SearchSOA: Now how do you handle situations where, for example, different departments in a company might all want their own definition of a customer reflected in the master data sets?

Todd: This is a common occurrence. What we find is that there are individuals within organizations who would prefer to have ownership of their master data sets and we usually address this through a very rigorous master data governance and SOA governance program. What we do is set up, from a sustainability perspective, an organizational mindset around how data is going to be moved and what data is going to be moved. So all those comments before around frequency, speed and volume—we can add the word definition to that list. The enablement of an SOA or MDM-based governance group is usually what's called for in order to mediate the differences [of definitions] between departments.

SearchSOA: How about during mergers and acquisitions—how difficult can it be to integrate two completely different MDM systems?

Todd: We're seeing a lot of this, especially in the financial services industry now. There's a lot of M&A activity that's going on. And it's a challenge; it definitely is. I think technically the challenge is to again understand where all the repositories are of what key master data that organizations want to maintain. The combination of customer files and vendor files and things like that are a bit challenging because you have to match the records and do some sort of translation from one system to another. But on the flip side, although it's complex and challenging during an acquisition to do that type of work, that is the most opportune time for an organization to take a step back and really plan and do a good strategy around how they want to manage master data in the future. Sometimes an acquisition is a catalyst for organizations to build stronger master data management and SOA-based solutions.

SearchSOA: And what happens if they don't?

Todd: I think you'll find that organizations will fail in their need to report out accurately how well the acquisition is doing. So what will happen is, if the right customer files aren't updated in the appropriate ways and the information isn't available for the executives to review and drive the metrics around an acquisition, you'll start to see a little bit of frustration that you can't report on how the metrics around that acquisition.

SearchSOA: And finally Greg, can you offer any best practices for others who might just be starting to look at MDM in the context of BPM and SOA at their enterprises?

Todd: I think MDM is really a foundational capability for SOA and BPM. I think what we've seen is that over time organizations have started to mature their capabilities around building enterprise service buses and starting to integrate a lot of decentralized environments and starting to come toward a more centralized approach to how they manage their IT infrastructure.
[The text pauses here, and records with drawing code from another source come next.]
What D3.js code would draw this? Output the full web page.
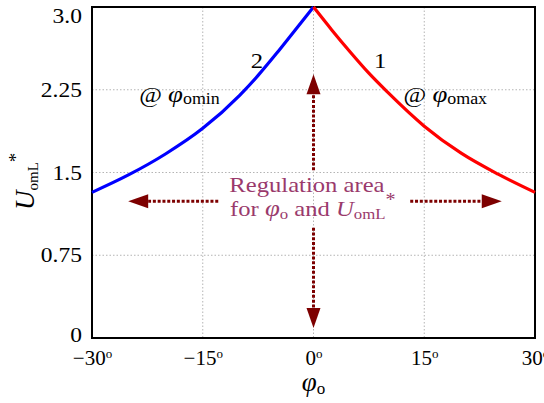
<!DOCTYPE html>
<html><head><meta charset="utf-8">
<script src="https://cdn.jsdelivr.net/npm/d3@7"></script>
<style>
body{margin:0;background:#fff}
svg{display:block}
svg text{font-family:"Liberation Serif","Tinos","Times New Roman","DejaVu Serif",Times,serif}
</style>
</head><body>
<svg id="chart" width="544" height="403"></svg>
<script>
// Curve 1: U_omL* at φo,max (right branch)
const phiMaxDeg = [0, 2.5, 5, 7.5, 10, 15, 20, 25, 30];
const uAtPhiMax = [3.0, 2.79, 2.59, 2.40, 2.23, 1.92, 1.675, 1.485, 1.32];
// Curve 2: U_omL* at φo,min (left branch)
const phiMinDeg = [-30, -25, -20, -15, -10, -7.5, -5, -2.5, 0];
const uAtPhiMin = [1.32, 1.48, 1.67, 1.90, 2.20, 2.38, 2.58, 2.79, 3.0];

const xTicks = [-30, -15, 0, 15, 30];
const xTickLabels = ["\u221230", "\u221215", "0", "15", "30"];
const yTicks = [0, 0.75, 1.5, 2.25, 3.0];
const yTickLabels = ["0", "0.75", "1.5", "2.25", "3.0"];

const serif = "'Liberation Serif', 'Tinos', 'Times New Roman', 'DejaVu Serif', serif";
const stretch = 1.12;   // slightly wide lettering
const svg = d3.select("#chart").attr("font-family", serif);
const plotL = 92, plotR = 535, plotT = 7, plotB = 338;

const x = d3.scaleLinear().domain([-30, 30]).range([plotL, plotR]);
const y = d3.scaleLinear().domain([0, 3]).range([plotB, plotT]);

// dotted grid
const grid = svg.append("g").attr("stroke", "#b4b4b4").attr("stroke-width", 1)
  .attr("stroke-dasharray", "1.5,2");
grid.selectAll("line.v").data(xTicks.slice(1, -1)).join("line").attr("class", "v")
  .attr("x1", d => x(d)).attr("x2", d => x(d)).attr("y1", plotT).attr("y2", plotB);
grid.selectAll("line.h").data(yTicks.slice(1, -1)).join("line").attr("class", "h")
  .attr("y1", d => y(d)).attr("y2", d => y(d)).attr("x1", plotL).attr("x2", plotR);

// axes (labels only, no tick marks)
const yAxis = svg.append("g").attr("transform", `translate(${plotL},0)`)
  .call(d3.axisLeft(y).tickValues(yTicks).tickSize(0).tickPadding(9)
    .tickFormat((d, i) => yTickLabels[i]));
yAxis.select(".domain").remove();
yAxis.attr("font-family", serif).attr("font-size", 21);
yAxis.selectAll("text").attr("fill", "#000")
  .attr("transform", `scale(${stretch},1)`)
  .attr("dy", d => d === 3 ? "0.72em" : d === 0 ? "0.15em" : "0.32em");

const xAxis = svg.append("g").attr("transform", `translate(0,${plotB})`)
  .call(d3.axisBottom(x).tickValues(xTicks).tickSize(0).tickPadding(12));
xAxis.select(".domain").remove();
xAxis.attr("font-family", serif).attr("font-size", 21);
xAxis.selectAll("text").attr("fill", "#000")
  .each(function (d, i) {
    const t = d3.select(this).text(null);
    t.append("tspan").text(xTickLabels[i]);
    t.append("tspan").attr("font-size", 13).attr("dy", "-0.55em").text("o");
  });

// frame
svg.append("rect").attr("x", plotL).attr("y", plotT)
  .attr("width", plotR - plotL).attr("height", plotB - plotT)
  .attr("fill", "none").attr("stroke", "#000").attr("stroke-width", 2);

// curves
const line = d3.line().x(d => x(d[0])).y(d => y(d[1])).curve(d3.curveMonotoneX);
svg.append("path").datum(d3.zip(phiMinDeg, uAtPhiMin)).attr("d", line)
  .attr("fill", "none").attr("stroke", "#0000ff").attr("stroke-width", 3.2);
svg.append("path").datum(d3.zip(phiMaxDeg, uAtPhiMax)).attr("d", line)
  .attr("fill", "none").attr("stroke", "#ff0000").attr("stroke-width", 3.2);

// regulation-area arrows: [tailX, tailY, tipX, tipY] in data units
const arrows = [
  [-12.9, 1.24, -25.1, 1.24],
  [13.1, 1.24, 25.5, 1.24],
  [0, 1.52, 0, 2.39],
  [0, 1.0, 0, 0.09]
];
const arrowColor = "#7d0000";
const headLen = 20, headHalf = 7;
arrows.forEach(([tx, ty, hx, hy]) => {
  const x0 = x(tx), y0 = y(ty), x1 = x(hx), y1 = y(hy);
  const len = Math.hypot(x1 - x0, y1 - y0);
  const ux = (x1 - x0) / len, uy = (y1 - y0) / len;
  const bx = x1 - ux * headLen, by = y1 - uy * headLen;
  svg.append("line").attr("x1", x0).attr("y1", y0).attr("x2", bx).attr("y2", by)
    .attr("stroke", arrowColor).attr("stroke-width", 3).attr("stroke-dasharray", "3,1.8");
  svg.append("path")
    .attr("d", `M${x1},${y1}L${bx - uy * headHalf},${by + ux * headHalf}L${bx + uy * headHalf},${by - ux * headHalf}Z`)
    .attr("fill", arrowColor);
});

// text placed at (px, py) with a slight horizontal stretch
function wideText(px, py, size) {
  return svg.append("text")
    .attr("transform", `translate(${px},${py}) scale(${stretch},1)`)
    .attr("font-size", size);
}

// curve numbers
wideText(x(-8.5), y(2.45), 22).text("2");
wideText(x(8.2), y(2.45), 22).text("1");

// "@ φomin" / "@ φomax" annotations
function phiLabel(px, py, sub) {
  const t = wideText(px, py, 22);
  t.append("tspan").text("@ ");
  t.append("tspan").attr("font-style", "italic").attr("font-size", 24).text("\u03c6");
  t.append("tspan").attr("font-size", 16).attr("dy", 2).text(sub);
}
phiLabel(x(-23.6), y(2.14), "omin");
phiLabel(x(12.2), y(2.14), "omax");

// regulation-area caption
const capColor = "#9a3a6c";
wideText(x(-11.4), y(1.32), 22).attr("fill", capColor).text("Regulation area");
const cap2 = wideText(x(-11.3), y(1.11), 22).attr("fill", capColor);
cap2.append("tspan").text("for ");
cap2.append("tspan").attr("font-style", "italic").attr("font-size", 24).text("\u03c6");
cap2.append("tspan").attr("font-size", 15).attr("dy", 3).text("o");
cap2.append("tspan").attr("dy", -3).text(" and ");
cap2.append("tspan").attr("font-style", "italic").text("U");
cap2.append("tspan").attr("font-size", 15).attr("dy", 3).text("omL");
cap2.append("tspan").attr("font-size", 18).attr("dy", -13).text("*");

// axis titles
const xt = svg.append("text").attr("x", x(0)).attr("y", 391).attr("text-anchor", "middle");
xt.append("tspan").attr("font-style", "italic").attr("font-size", 27).text("\u03c6");
xt.append("tspan").attr("font-size", 17).attr("dy", 3).text("o");

const yt = svg.append("text").attr("transform", "translate(34,210) rotate(-90)");
yt.append("tspan").attr("font-style", "italic").attr("font-size", 27).text("U");
yt.append("tspan").attr("font-size", 15).attr("dy", 4).text("omL");
yt.append("tspan").attr("font-size", 19).attr("dy", -16).text("*");
</script>
</body></html>
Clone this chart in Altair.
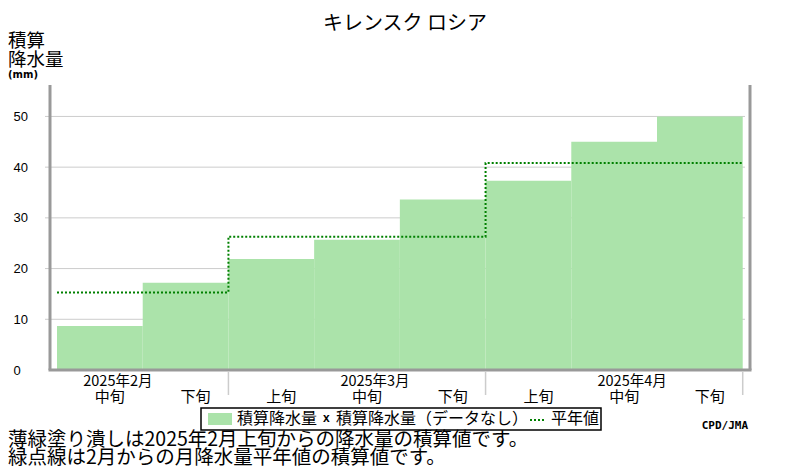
import altair as alt
import pandas as pd

# ---- data ----
title_text = "キレンスク ロシア"
decades = ["中旬", "下旬", "上旬", "中旬", "下旬", "上旬", "中旬", "下旬"]
months = ["2025年2月", "2025年3月", "2025年4月"]
month_pos = [0, 3, 6]
month_bounds = [2, 5, 8]
accum = [8.7, 17.2, 21.9, 25.7, 33.6, 37.3, 45.0, 50.0]
normal_x = [0, 2, 5, 8]
normal_y = [15.3, 26.3, 40.8, 40.8]
y_ticks = [0, 10, 20, 30, 40, 50]
grid_vals = [10, 20, 30, 40, 50]
note1 = "薄緑塗り潰しは2025年2月上旬からの降水量の積算値です。"
note2 = "緑点線は2月からの月降水量平年値の積算値です。"

FONT = "Noto Sans CJK JP"
W, H = 700, 285
xs = alt.Scale(domain=[-0.0817, 8.085], nice=False, zero=False)
ys = alt.Scale(domain=[0, 56.2], nice=False, zero=False)
yaxis = alt.Axis(values=y_ticks, grid=False, domain=False, ticks=False,
                 labelAlign="left", labelBaseline="middle", labelPadding=37,
                 labelFont="Liberation Sans", labelFontSize=13, labelColor="black", title=None)
one = pd.DataFrame({"a": [0]})

grid = alt.Chart(pd.DataFrame({"g": grid_vals})).mark_rule(color="#cccccc", strokeWidth=1).encode(
    y=alt.Y("g:Q", scale=ys, axis=yaxis), x=alt.value(-5), x2=alt.value(695))

bars_df = pd.DataFrame({"i0": list(range(8)), "i1": [i + 1 for i in range(8)], "v": accum, "b": [0] * 8})
bars = alt.Chart(bars_df).mark_rect(color="#abe3aa").encode(
    x=alt.X("i0:Q", scale=xs, axis=None), x2="i1",
    y=alt.Y("v:Q", scale=ys, axis=yaxis), y2="b")

norm = alt.Chart(pd.DataFrame({"x": normal_x, "y": normal_y})).mark_line(
    interpolate="step-after", color="#008000", strokeWidth=2, strokeDash=[2, 2]).encode(
    x=alt.X("x:Q", scale=xs, axis=None), y=alt.Y("y:Q", scale=ys, axis=yaxis))

fr = dict(color="#999999", strokeWidth=3)
frame_l = alt.Chart(one).mark_rule(**fr).encode(x=alt.value(0), y=alt.value(0), y2=alt.value(H))
frame_r = alt.Chart(one).mark_rule(**fr).encode(x=alt.value(W), y=alt.value(0), y2=alt.value(H))
frame_b = alt.Chart(one).mark_rule(**fr).encode(x=alt.value(-1.5), x2=alt.value(W + 1.5), y=alt.value(H))

dividers = alt.Chart(pd.DataFrame({"b": month_bounds})).mark_rule(color="#cccccc", strokeWidth=1.5).encode(
    x=alt.X("b:Q", scale=xs, axis=None), y=alt.value(H + 2), y2=alt.value(H + 25))

dec_df = pd.DataFrame({"p": [i + 0.5 for i in range(8)], "t": decades})
dec_lab = alt.Chart(dec_df).mark_text(font=FONT, fontSize=15, dx=10, baseline="middle", color="black").encode(
    x=alt.X("p:Q", scale=xs, axis=None), y=alt.value(H + 27), text="t:N")
mon_df = pd.DataFrame({"p": [p + 0.5 for p in month_pos], "t": months})
mon_lab = alt.Chart(mon_df).mark_text(font=FONT, fontSize=14.5, dx=18, baseline="middle", color="black").encode(
    x=alt.X("p:Q", scale=xs, axis=None), y=alt.value(H + 12), text="t:N")

def txt(s, x, y, size, align="left", weight="normal", font=FONT):
    return alt.Chart(one).mark_text(font=font, fontSize=size, align=align, baseline="middle",
                                    fontWeight=weight, color="black").encode(
        x=alt.value(x), y=alt.value(y), text=alt.value(s))

title = txt(title_text, 355, -61, 20, align="center")
ylab1 = txt("積算", -42, -44, 18.5)
ylab2 = txt("降水量", -42, -25, 18.5)
ylab3 = txt("(mm)", -42, -10, 10, weight="bold", font="DejaVu Sans")

leg_box = alt.Chart(one).mark_rect(fill="white", stroke="black", strokeWidth=1.5).encode(
    x=alt.value(151), x2=alt.value(551), y=alt.value(323), y2=alt.value(345))
leg_sw = alt.Chart(one).mark_rect(color="#abe3aa").encode(
    x=alt.value(158), x2=alt.value(182), y=alt.value(328), y2=alt.value(340))
leg_t1 = txt("積算降水量", 187, 334, 16)
leg_x = txt("x", 273, 333, 12, weight="bold", font="Liberation Sans")
leg_t2 = txt("積算降水量（データなし）", 286, 334, 16)
leg_dot = alt.Chart(one).mark_rule(color="#008000", strokeWidth=2, strokeDash=[2, 2]).encode(
    x=alt.value(480), x2=alt.value(494), y=alt.value(335))
leg_t3 = txt("平年値", 501, 334, 16)

cpd = txt("CPD/JMA", 698, 341, 11, align="right", weight="bold", font="DejaVu Sans Mono")
n1 = txt(note1, -42, 355, 19.5)
n2 = txt(note2, -42, 373, 19.5)

chart = alt.layer(
    grid, bars, norm, frame_l, frame_r, frame_b, dividers, dec_lab, mon_lab,
    title, ylab1, ylab2, ylab3, leg_box, leg_sw, leg_t1, leg_x, leg_t2, leg_dot, leg_t3,
    cpd, n1, n2
).properties(
    width=W, height=H,
    autosize=alt.AutoSizeParams(type="none"),
    padding={"left": 42, "top": 77, "right": 30, "bottom": 100}
).configure_view(stroke=None)

chart.save("out.html", embed_options={"renderer": "svg", "actions": False})
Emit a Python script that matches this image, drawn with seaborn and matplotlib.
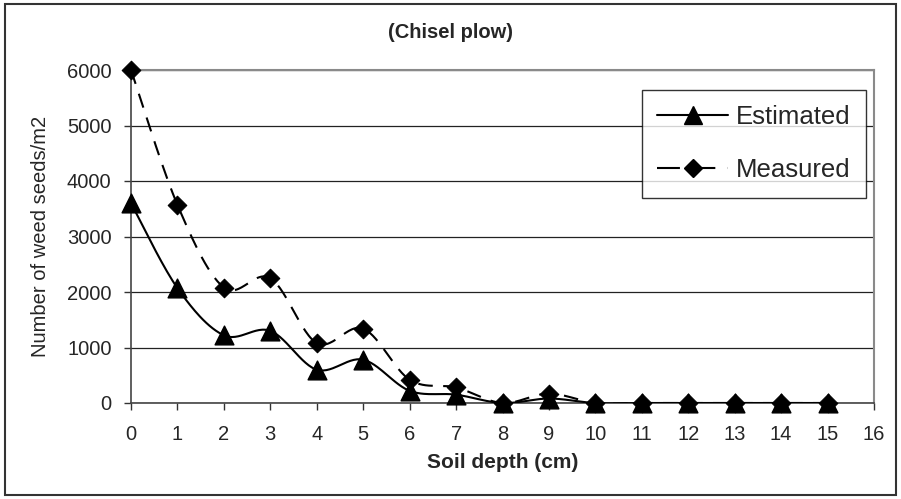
import numpy as np
import pandas as pd
import matplotlib
matplotlib.use("Agg")
import matplotlib.pyplot as plt
import seaborn as sns
from matplotlib.lines import Line2D
from matplotlib.patches import Rectangle

# data
depth = [0, 1, 2, 3, 4, 5, 6, 7, 8, 9, 10, 11, 12, 13, 14, 15]
estimated = [3600, 2070, 1220, 1300, 600, 780, 220, 150, 0, 80, 0, 0, 0, 0, 0, 0]
measured = [6000, 3570, 2080, 2250, 1080, 1340, 420, 280, 0, 170, 0, 0, 0, 0, 0, 0]


def smooth(x, y, n=30):
    # excel-like smoothed line (catmull-rom bezier)
    x = np.asarray(x, float)
    y = np.asarray(y, float)
    px = np.concatenate([[x[0]], x, [x[-1]]])
    py = np.concatenate([[y[0]], y, [y[-1]]])
    t = np.linspace(0, 1, n)
    xs, ys = [], []
    for i in range(1, len(px) - 2):
        p0 = np.array([px[i], py[i]])
        p3 = np.array([px[i + 1], py[i + 1]])
        b1 = p0 + (p3 - np.array([px[i - 1], py[i - 1]])) / 6
        b2 = p3 - (np.array([px[i + 2], py[i + 2]]) - p0) / 6
        c = ((1 - t) ** 3)[:, None] * p0 + (3 * (1 - t) ** 2 * t)[:, None] * b1 \
            + (3 * (1 - t) * t ** 2)[:, None] * b2 + (t ** 3)[:, None] * p3
        xs.extend(c[:, 0])
        ys.extend(c[:, 1])
    return np.array(xs), np.array(ys)


sns.set_style("white")
plt.rcParams["font.family"] = ["Liberation Sans", "DejaVu Sans"]

fig = plt.figure(figsize=(9.01, 4.99), dpi=100)
ax = fig.add_axes([131 / 901, 1 - 403 / 499, 743 / 901, 333 / 499])

ex, ey = smooth(depth, estimated)
mx, my = smooth(depth, measured)
sns.lineplot(x=mx, y=my, sort=False, ax=ax, color="black", lw=1.5, zorder=3)
ax.lines[-1].set_dashes([7, 5])
sns.lineplot(x=ex, y=ey, sort=False, ax=ax, color="black", lw=1.5, zorder=3)
sns.scatterplot(x=depth, y=measured, marker="D", s=90, color="black",
                edgecolor="black", ax=ax, zorder=4, clip_on=False)
sns.scatterplot(x=depth, y=estimated, marker="^", s=180, color="black",
                edgecolor="black", ax=ax, zorder=5, clip_on=False)

ax.set_xlim(0, 16)
ax.set_ylim(0, 6000)
ax.set_xticks(range(0, 17))
ax.set_yticks(range(0, 7000, 1000))
ax.tick_params(axis="both", labelsize=14.5, direction="out", length=5,
               width=1, color="#333333", bottom=True, left=True)
ax.tick_params(axis="x", pad=11)
ax.tick_params(axis="y", pad=9)
ax.yaxis.grid(True, color="#222222", lw=0.9)
ax.set_axisbelow(True)
for s in ["left", "bottom"]:
    ax.spines[s].set_color("#444444")
    ax.spines[s].set_linewidth(1.2)
for s in ["top", "right"]:
    ax.spines[s].set_color("#8a8a8a")
    ax.spines[s].set_linewidth(1.5)

ax.set_xlabel("Soil depth (cm)", fontsize=15, fontweight="bold", labelpad=6)
ax.set_ylabel("Number of weed seeds/m2", fontsize=14.5, labelpad=12)
fig.text(0.5, 0.935, "(Chisel plow)", ha="center", va="center",
         fontsize=14.5, fontweight="bold")

handles = [
    Line2D([], [], color="black", lw=1.5, marker="^", markersize=13),
    Line2D([], [], color="black", lw=1.5, ls=(0, (11, 6)), marker="D", markersize=9),
]
leg = ax.legend(handles, ["Estimated", "Measured"], loc="upper right",
                bbox_to_anchor=(0.989, 0.94), fontsize=18.5, frameon=True,
                fancybox=False, edgecolor="black", handlelength=2.75,
                labelspacing=1.12, borderpad=0.6, handletextpad=0.3,
                borderaxespad=0)
leg.get_frame().set_linewidth(1.0)

fig.patches.append(Rectangle((0.006, 0.008), 0.988, 0.984, transform=fig.transFigure,
                             fill=False, edgecolor="#333333", lw=1.5))

fig.savefig("out.png", dpi=100)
Being able to do that with their MDM is as critical today as ever given the large volumes of data that are available to anyone. Having that centralized architecture for MDM – having the ability to harmonize that batch to all the applications that need that master data using your SOA architecture – leads to more of a globalization of your master data management. So having it harmonized, synchronized, centralized and then globalized is the direction I think we're seeing most organizations heading.